CNCF released a Backstage documentary at the conference that traces how that project went from a Spotify-internal tool to a global standard for developer portals in five years. The documentary is interesting partly as a history and partly as an illustration of how open source adoption actually works in practice - it almost did not happen, and the things that made it take off were not the obvious ones.

The number from the survey that operators should pay attention to: 35% of organizations are integrating AI workloads into their existing developer platforms rather than building separate AI infrastructure. The other 65% are, intentionally or not, building something their platform teams will eventually inherit.

The so-what: AI workloads that live outside your existing platform golden paths are future toil. Build the integration now. Backstage's plugin model makes it achievable without a ground-up rebuild. If you have neither an IDP nor a plan, the 12% figure is where you stand in the industry.

Ingress-NGINX Is Over. Act Like It.

March 2026 was the end of the line for Ingress-NGINX. No more patches, no more releases, no security fixes for whatever comes next. The Kubernetes Steering Committee and Security Response Committee put out a formal statement acknowledging the end of the project. Ingress2Gateway 1.0 shipped right before the conference with meaningful migration tooling - support for 30+ Ingress-NGINX annotations, and actual behavioral equivalence tests that compare how the translated Gateway API routes traffic against the original configuration.
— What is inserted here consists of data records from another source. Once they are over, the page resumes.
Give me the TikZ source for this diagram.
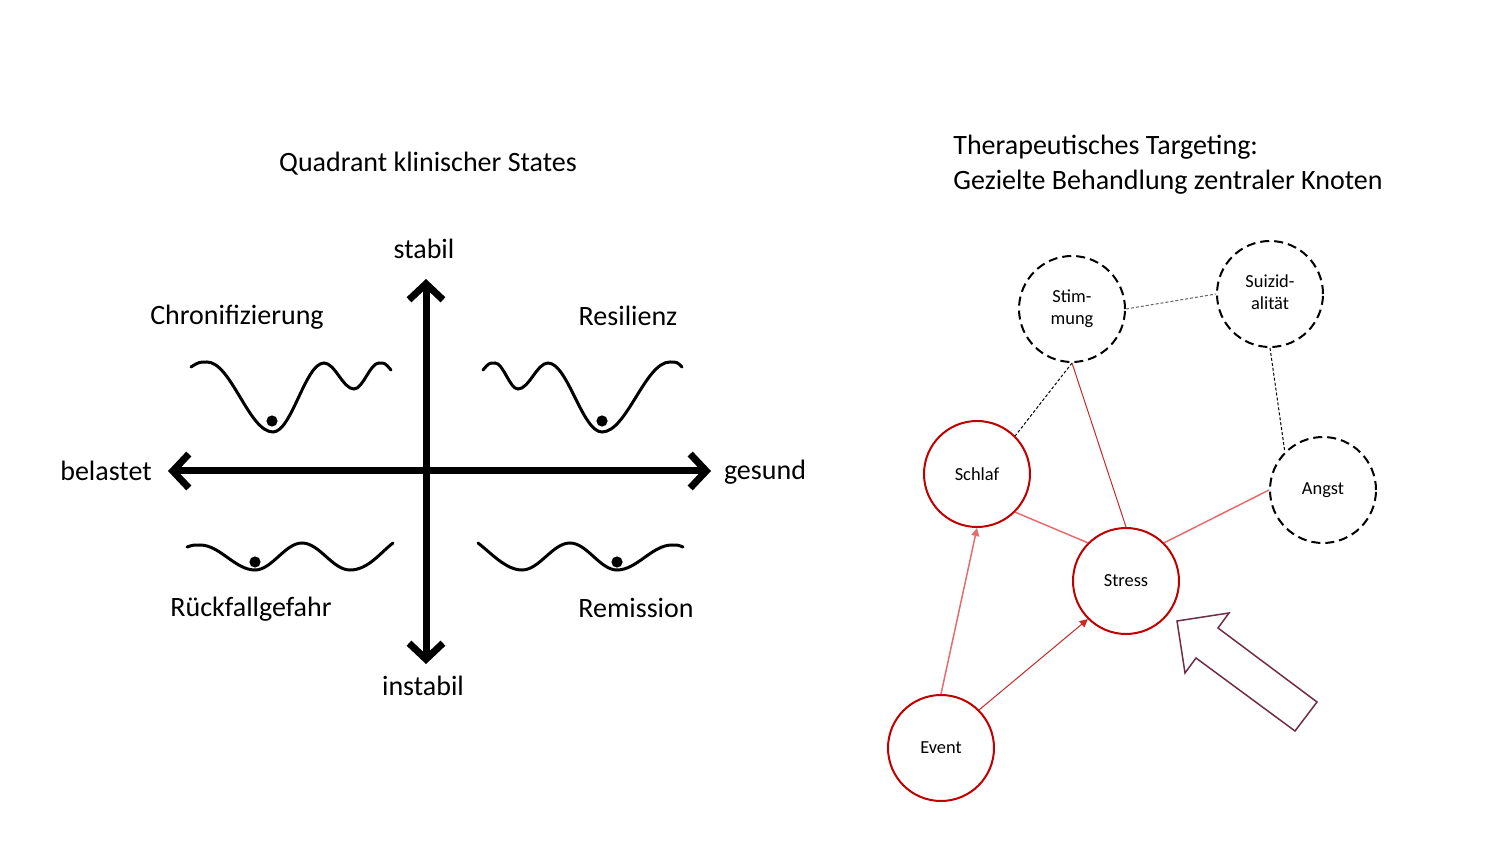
\documentclass[tikz,border=0pt]{standalone}
\usepackage{fontspec}
\setmainfont{Carlito}
\usetikzlibrary{arrows.meta}
\definecolor{kernrot}{RGB}{192,0,0}
\definecolor{kantenrot}{RGB}{205,40,40}
\definecolor{hellrot}{RGB}{228,110,110}
\definecolor{pfeilrand}{RGB}{112,45,72}
\newcommand{\zweizeilig}[2]{\raisebox{-1.6pt}{\begin{tabular}{@{}c@{}}#1\\#2\end{tabular}}}
\begin{document}
\begin{tikzpicture}[x=0.5pt, y=-0.5pt,
  gross/.style={font=\fontsize{14}{17.5}\selectfont, inner sep=0pt},
  achse/.style={line width=3.5pt, {Straight Barb[length=8pt,width=17pt]}-{Straight Barb[length=8pt,width=17pt]}},
  welle/.style={line width=1.5pt, line cap=round},
  kugel/.style={fill=black},
  knoten/.style={circle, minimum size=53pt, inner sep=0pt, line width=1pt,
    font=\fontsize{9.2}{11}\selectfont},
  aktiv/.style={knoten, draw=kernrot},
  passiv/.style={knoten, draw=black, dash pattern=on 4.5pt off 2.5pt},
  strich/.style={line width=0.5pt, dash pattern=on 1.5pt off 1pt}]

\useasboundingbox (0,0) rectangle (1500,844);

% linke Seite: Quadrant
\node[gross] (titel) at (428,164) {Quadrant klinischer States};

\coordinate (links) at (168,471);
\coordinate (rechts) at (711,471);
\coordinate (oben) at (426,279);
\coordinate (unten) at (426,664);
\draw[achse] (links) -- (rechts);
\draw[achse] (unten) -- (oben);

\node[gross] (stabil) at (424,249) {stabil};
\node[gross] (instabil) at (423,686) {instabil};
\node[gross] (belastet) at (106,471) {belastet};
\node[gross] (gesund) at (765,472) {gesund};

\node[gross] (chron) at (237,317) {Chronifizierung};
\node[gross] (resil) at (628,316) {Resilienz};
\node[gross] (rueck) at (251,609) {Rückfallgefahr};
\node[gross] (remis) at (636,608) {Remission};

% Potentiallandschaften
\draw[welle] (191,367) .. controls (199,362) .. (207,362)
  .. controls (231,362) and (249,432) .. (273,432)
  .. controls (291.6,432) and (305.4,363) .. (324,363)
  .. controls (335,363) and (343,389) .. (354,389)
  .. controls (363,389) and (370,363) .. (379,363)
  .. controls (385,363) .. (391,370);
\fill[kugel] (272,421) circle (2.8pt);

\draw[welle] (483,370) .. controls (489,363) .. (495,363)
  .. controls (503.4,363) and (509.6,389) .. (518,389)
  .. controls (529,389) and (537,363) .. (548,363)
  .. controls (567.7,363) and (582.3,432) .. (602,432)
  .. controls (626.8,432) and (645.2,362) .. (670,362)
  .. controls (677,362) .. (682,367);
\fill[kugel] (602,421) circle (2.8pt);

\draw[welle] (187,547) .. controls (193,545) .. (200,545)
  .. controls (220,545) and (235,570) .. (255,570)
  .. controls (272,570) and (285,543) .. (302,543)
  .. controls (319.5,543) and (332.5,570) .. (350,570)
  .. controls (368,570) and (380,553) .. (393,543);
\fill[kugel] (255,562) circle (2.8pt);

\draw[welle] (478,543) .. controls (491,553) and (506,570) .. (522,570)
  .. controls (539.5,570) and (552.5,543) .. (570,543)
  .. controls (587,543) and (600,570) .. (617,570)
  .. controls (637,570) and (652,545) .. (672,545)
  .. controls (678,545) .. (683,547);
\fill[kugel] (617,562) circle (2.8pt);

% rechte Seite: Netzwerk
\node[gross, anchor=west, align=left] (ziel) at (953,165)
  {Therapeutisches Targeting:\\Gezielte Behandlung zentraler Knoten};

\node[passiv] (stimmung) at (1072,309) {\zweizeilig{Stim-}{mung}};
\node[passiv] (suizid) at (1270,294) {\zweizeilig{Suizid-}{alität}};
\node[aktiv] (schlaf) at (977,474) {Schlaf};
\node[passiv] (angst) at (1323,490) {Angst};
\node[aktiv] (stress) at (1126,581) {Stress};
\node[aktiv] (event) at (941,748) {Event};

\draw[strich, black!60] (stimmung.east) -- (suizid.west);
\draw[strich] (stimmung.south) -- (schlaf.45);
\draw[strich] (suizid.south) -- (angst.135);
\draw[kantenrot, line width=0.5pt] (stimmung.south) -- (stress.north);
\draw[hellrot, line width=0.75pt] (schlaf.-45) -- (stress.135);
\draw[hellrot, line width=0.75pt] (stress.45) -- (angst.west);
\draw[hellrot, line width=0.75pt, -{Triangle[length=4pt,width=4pt]}] (event.north) -- (schlaf.south);
\draw[kantenrot, line width=0.5pt, -{Triangle[length=4pt,width=4pt]}] (event.45) -- (stress.-135);

% Interventionspfeil
\draw[pfeilrand, line width=0.75pt, line join=miter] (1177,621) -- (1229,613) -- (1218,628)
  -- (1317,702) -- (1295,731) -- (1196,658) -- (1185,673) -- cycle;

\end{tikzpicture}
\end{document}
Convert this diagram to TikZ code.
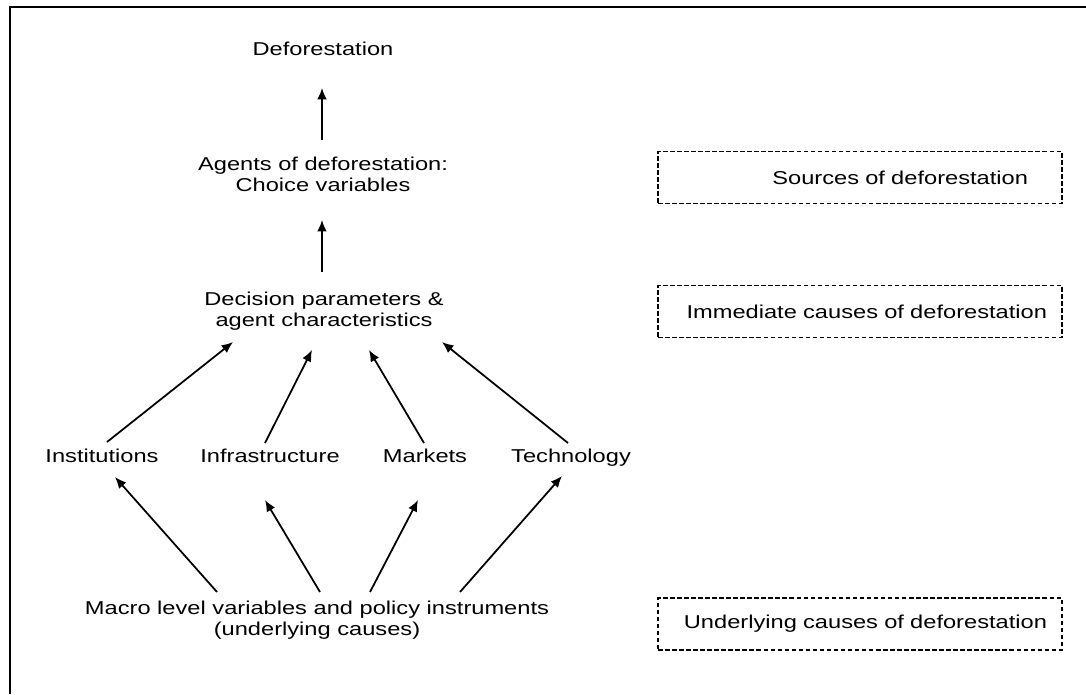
\documentclass[tikz,border=0pt]{standalone}
\usepackage{fontspec}
\setmainfont[FakeStretch=1.27]{Liberation Sans}
\usetikzlibrary{calc,arrows.meta}
\tikzset{
txt/.style={inner sep=0pt, align=center, font=\fontsize{10.6}{11.9}\selectfont},
lbl/.style={txt, text height=0.72em, text depth=0.21em},
arr/.style={-{Latex[length=6.5pt,width=5.5pt]}, line width=1pt},
lvlbox/.style={draw, dash pattern=on 2.6pt off 1.4pt, line width=0.8pt,
  outer sep=0pt, inner ysep=0pt, inner xsep=0.3cm, minimum height=1.04cm,
  text width=7.48cm, align=right, anchor=east, font=\fontsize{10.6}{11.9}\selectfont}}

\begin{document}
\begin{tikzpicture}[x=0.02cm, y=-0.02cm]
\useasboundingbox (0,0) rectangle (1086,694);
\draw[line width=1.4pt] (1086,7) -- (10,7) -- (10,694);

\node[lbl] (defor) at (323,51) {Deforestation};
\node[txt] (agents) at (323,174) {Agents of deforestation:\\Choice variables};
\node[txt] (decision) at (324,311) {Decision parameters \&\\agent characteristics};
\node[lbl] (inst) at (102,458) {Institutions};
\node[lbl] (infra) at (270,458) {Infrastructure};
\node[lbl] (markets) at (425,458) {Markets};
\node[lbl] (tech) at (571,458) {Technology};
\node[txt] (macro) at (317,620) {Macro level variables and policy instruments\\(underlying causes)};

\node[lvlbox, inner xsep=0.68cm, text width=6.72cm] (sources) at (1062,177.5) {Sources of deforestation};
\node[lvlbox] (immediate) at (1062,311.5) {Immediate causes of deforestation};
\node[lvlbox] (underlying) at (1062,624) {Underlying causes of deforestation};

\draw[arr] ($(agents)+(-1,-34)$) -- ($(defor)+(-1,37)$);
\draw[arr] ($(decision)+(-2,-39)$) -- ($(agents)+(-1,46)$);
\draw[arr] ($(inst)+(5,-16)$) -- ($(decision)+(-91,31)$);
\draw[arr] ($(infra)+(-5,-15)$) -- ($(decision)+(-12,39)$);
\draw[arr] ($(markets)+(-1,-15)$) -- ($(decision)+(45,39)$);
\draw[arr] ($(tech)+(-3,-15)$) -- ($(decision)+(118,31)$);
\draw[arr] ($(macro)+(-100,-28)$) -- ($(inst)+(13,19)$);
\draw[arr] ($(macro)+(3,-28)$) -- ($(infra)+(-5,42)$);
\draw[arr] ($(macro)+(53,-28)$) -- ($(markets)+(-7,42)$);
\draw[arr] ($(macro)+(143,-28)$) -- ($(tech)+(-9,18)$);
\end{tikzpicture}
\end{document}
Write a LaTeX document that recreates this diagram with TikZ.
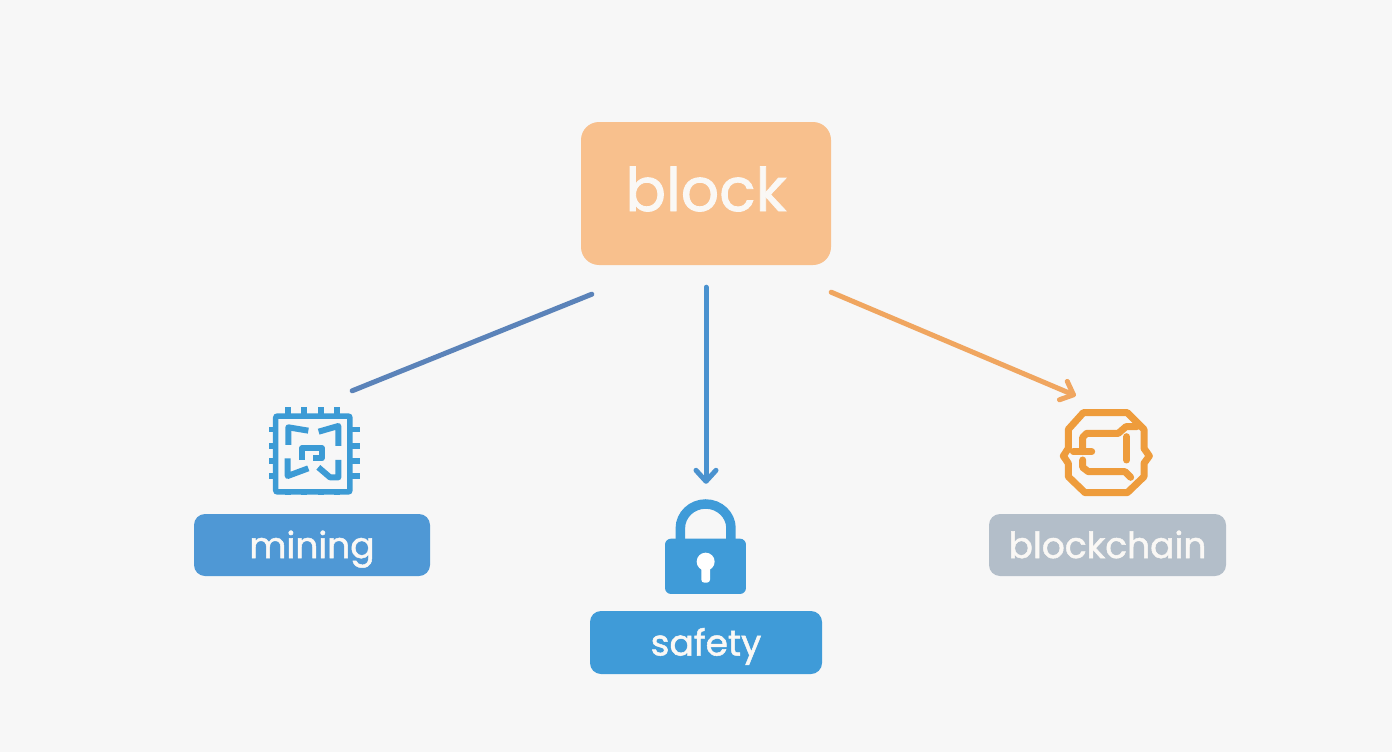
\documentclass[tikz,border=0pt]{standalone}
\usepackage{fontspec}
\newfontfamily\labfont{Poppins}[FakeBold=1.4]
\usetikzlibrary{arrows.meta,calc}
\definecolor{bgc}{HTML}{F7F7F7}
\definecolor{blockc}{HTML}{F8C08D}
\definecolor{miningc}{HTML}{4F98D5}
\definecolor{safetyc}{HTML}{3F9BD8}
\definecolor{chainc}{HTML}{B3BEC9}
\definecolor{linea}{HTML}{5B83B9}
\definecolor{lineb}{HTML}{4A92CF}
\definecolor{linec}{HTML}{F0A660}
\definecolor{chipc}{HTML}{3C9BD5}
\definecolor{ringc}{HTML}{EE9C3C}
\definecolor{labc}{HTML}{FAF8F5}
\tikzset{
 boxn/.style={rounded corners=11pt,minimum height=62pt,inner sep=0pt,text=labc,text height=28pt,text depth=2pt,font=\labfont\fontsize{36}{36}\selectfont},
 conn/.style={line width=5pt,line cap=round},
 tip/.style={-{Straight Barb[length=11pt,width=20pt,line width=5pt,round]}},
 chipl/.style={chipc,line width=5.5pt,line join=miter},
 chipin/.style={chipc,line width=6pt,line join=round},
 ringl/.style={ringc,line width=7pt,line join=round,line cap=round},
 icon/.style={minimum size=80pt,inner sep=0pt}
}
\begin{document}
\begin{tikzpicture}[x=1pt,y=-1pt]
\useasboundingbox (0,0) rectangle (1392,752);
\fill[bgc] (0,0) rectangle (1392,752);
% boxes
\node[boxn,fill=blockc,rounded corners=18pt,minimum width=250pt,minimum height=143pt,text height=40pt,text depth=5pt,font=\labfont\fontsize{60}{60}\selectfont] (block) at (706,193.5) {block};
\node[boxn,fill=miningc,minimum width=236pt] (mining) at (312,545) {mining};
\node[boxn,fill=safetyc,minimum width=232pt,minimum height=63pt] (safety) at (706,642.5) {safety};
\node[boxn,fill=chainc,minimum width=237pt] (chain) at (1107.5,545) {blockchain};
% icon anchors
\node[icon] (chip) at (314,450) {};
\node[icon] (lock) at (706,547) {};
\node[icon] (ring) at (1106,452) {};
\coordinate (astart) at ($(block.south west)+(11,29)$);
\coordinate (aend) at ($(chip.north east)+(-2,-19)$);
\coordinate (cstart) at ($(block.south east)+(0,27)$);
\coordinate (cend) at ($(ring.north west)+(10,-16)$);
% connectors
\draw[conn,linea] (astart) -- (aend);
\draw[conn,lineb,tip,shorten <=22pt,shorten >=23pt] (block.south) -- (lock.north);
\draw[conn,linec,tip] (cstart) -- (cend);
% chip icon
\begin{scope}[shift={(250,390)},x=0.3333pt,y=-0.3333pt]
 \draw[chipl,rounded corners=2pt] (77,78) rectangle (300,306);
 \foreach \p in {113,163,213,262}{
  \fill[chipc] (\p-9,50) rectangle (\p+9,75);
  \fill[chipc] (\p-9,304) rectangle (\p+9,316);
 }
 \foreach \p in {118,168,213,258}{
  \fill[chipc] (57,\p-8) rectangle (75,\p+8);
  \fill[chipc] (302,\p-8) rectangle (330,\p+8);
 }
 \draw[chipin] (115,165)--(115,112)--(175,122);
 \draw[chipin] (265,168)--(265,108)--(206,125);
 \draw[chipin] (113,205)--(113,258)--(175,235);
 \draw[chipin] (265,210)--(265,262)--(240,262)--(205,232);
 \draw[chipin] (157,210)--(157,174)--(215,174)--(215,205)--(190,205);
\end{scope}
% lock icon
\begin{scope}[shift={(640,460)},x=0.3333pt,y=-0.3333pt]
 \draw[safetyc,line width=9.5pt] (121,240)--(121,205) arc[start angle=180,end angle=360,x radius=76,y radius=73] --(273,240);
 \fill[safetyc,rounded corners=6pt] (75,236) rectangle (318,402);
 \fill[white] (197,305) circle[radius=27];
 \fill[white,rounded corners=3pt] (184,310) rectangle (210,368);
\end{scope}
% ring icon
\begin{scope}[shift={(1040,380)},x=0.3333pt,y=-0.3333pt]
 \draw[ringl] (130,98)--(262,98)--(312,148)--(312,205)--(328,228)--(312,250)--(312,290)--(262,338)--(135,338)--(85,290)--(85,250)--(70,228)--(85,205)--(85,148)--cycle;
 \draw[ringl] (155,215)--(100,215);
 \draw[ringl] (128,215)--(128,172)--(140,160)--(235,160)--(258,140)--(290,140);
 \draw[ringl] (260,170)--(260,240);
 \draw[ringl] (128,240)--(128,262)--(145,275)--(255,275)--(272,292);
\end{scope}
\end{tikzpicture}
\end{document}
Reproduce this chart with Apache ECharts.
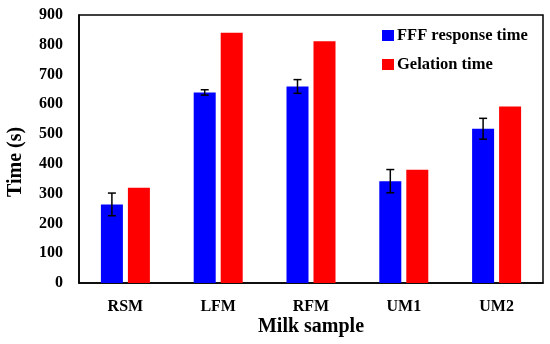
<!DOCTYPE html>
<html>
<head>
<meta charset="utf-8">
<script src="https://cdn.jsdelivr.net/npm/echarts@6/dist/echarts.min.js"></script>
<style>html,body{margin:0;padding:0;background:#fff;}#c{width:550px;height:344px;}</style>
</head>
<body>
<div id="c"></div>
<script>
const categories = ['RSM', 'LFM', 'RFM', 'UM1', 'UM2'];
const fffTime = [264, 640, 660, 342, 518];
const fffErr = [38, 9, 23, 39, 35];
const gelationTime = [320, 840, 812, 380, 593];
const yTicks = [0, 100, 200, 300, 400, 500, 600, 700, 800, 900];

const FONT = '"Liberation Serif", "DejaVu Serif", serif';
const chart = echarts.init(document.getElementById('c'), null, {renderer: 'canvas'});
const BAR_W = 22, GAP = 5;

chart.setOption({
  animation: false,
  backgroundColor: '#fff',
  grid: {left: 79, right: 7, top: 15, bottom: 61, show: true, borderColor: '#000', borderWidth: 1.5, backgroundColor: 'transparent'},
  legend: {
    orient: 'vertical', left: 377, top: 22, itemWidth: 12, itemHeight: 11, itemGap: 12,
    icon: 'rect',
    data: ['FFF response time', 'Gelation time'],
    textStyle: {fontFamily: FONT, fontWeight: 'bold', fontSize: 16.5, color: '#000', padding: [0,0,0,-2]}
  },
  xAxis: {
    type: 'category', data: categories,
    axisLine: {lineStyle: {color: '#000', width: 1.5}},
    axisTick: {show: false},
    axisLabel: {fontFamily: FONT, fontWeight: 'bold', fontSize: 16, color: '#000', margin: 16}
  },
  yAxis: {
    type: 'value', min: yTicks[0], max: yTicks[yTicks.length - 1], interval: 100,
    splitLine: {show: false},
    axisLine: {show: true, lineStyle: {color: '#000', width: 1.5}},
    axisTick: {show: false},
    axisLabel: {fontFamily: FONT, fontWeight: 'bold', fontSize: 16, color: '#000', margin: 16}
  },
  graphic: [
    {type: 'text', x: 311, y: 317, style: {text: 'Milk sample', font: 'bold 20px ' + FONT, fill: '#000', textAlign: 'center'}},
    {type: 'text', x: 6, y: 197, rotation: Math.PI / 2, style: {text: 'Time (s)', font: 'bold 20px ' + FONT, fill: '#000'}}
  ],
  series: [
    {name: 'FFF response time', type: 'bar', data: fffTime, barWidth: BAR_W, barGap: (GAP / BAR_W * 100) + '%', itemStyle: {color: '#0000ff'}},
    {name: 'Gelation time', type: 'bar', data: gelationTime, barWidth: BAR_W, itemStyle: {color: '#ff0000'}},
    {
      type: 'custom', name: 'err', z: 10,
      data: fffTime.map((v, i) => [i, v - fffErr[i], v + fffErr[i]]),
      renderItem: function (params, api) {
        const lo = api.coord([api.value(0), api.value(1)]);
        const hi = api.coord([api.value(0), api.value(2)]);
        const x = lo[0] - (BAR_W + GAP) / 2;
        const cap = 4;
        const st = {stroke: '#000', lineWidth: 1.5};
        return {type: 'group', children: [
          {type: 'line', shape: {x1: x, y1: lo[1], x2: x, y2: hi[1]}, style: st},
          {type: 'line', shape: {x1: x - cap, y1: lo[1], x2: x + cap, y2: lo[1]}, style: st},
          {type: 'line', shape: {x1: x - cap, y1: hi[1], x2: x + cap, y2: hi[1]}, style: st}
        ]};
      }
    }
  ]
});
</script>
</body>
</html>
If your cluster is still running Ingress-NGINX and you have not started a migration, you are now running unsupported software with no security patch path. That is a choice, not a situation. Make sure you are making it consciously.

The so-what: ingress2gateway print --providers=ingress-nginx --all-namespaces against your clusters. Read the warnings carefully - they are telling you what cannot be translated automatically and will need real engineering work. Everything the tool can handle without warnings is largely automated. Start with the warnings.